The Cabinet Secretary made the remarks when he officially opened Mandera Training College on Tuesday this week.
Present during the occasion were the Governor of Mandera County Mohamed Khalif, Mandera Senator Ali Roba, the Director General, Abdi Yusuf, the Chief Executive Officer of the National Council for Nomadic Education in Kenya, (NACONEK), Haroun Yusuf, local leaders among others.
Under the clustered requirements, applicants to TTCs need to have a mean grade of Plain and a score of C Plain in Mathematics, English, Kiswahili, Humanities and Sciences.
Machogu said the Government will implement a recommendation by the Presidential Working Party on Education Reforms (PWPER) to the effect that recruitment into TTCs be pegged at C Plain without the clusters requirement.
He said the Mandera TTC had attracted only 23 students under the Cluster requirements but had now enrolled 668 students following the removal of the cluster requirements.

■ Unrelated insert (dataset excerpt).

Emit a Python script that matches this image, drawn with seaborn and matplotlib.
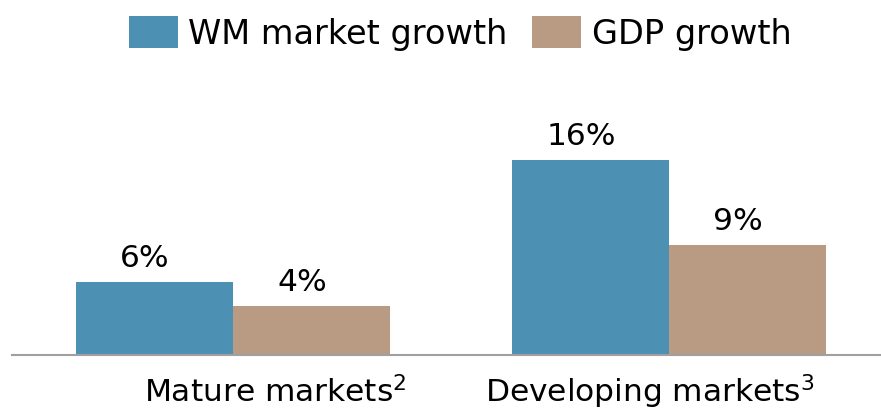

The 33 public Teacher Training Colleges had enrolled some 3,3,22 students under the cluster requirement but had since enrolled 18,670 students after the removal of the cluster requirements.
The Cabinet Secretary said that the government had come up with measures to prevent early exposure to the examinations in the forthcoming KCPE and KCSE examinations.
He said examinations will be picked from containers two times a day unlike in the past where they were picked once in the morning.
He said centre managers will pick the second paper to be done in the afternoon, to prevent possible early exposure of the second paper.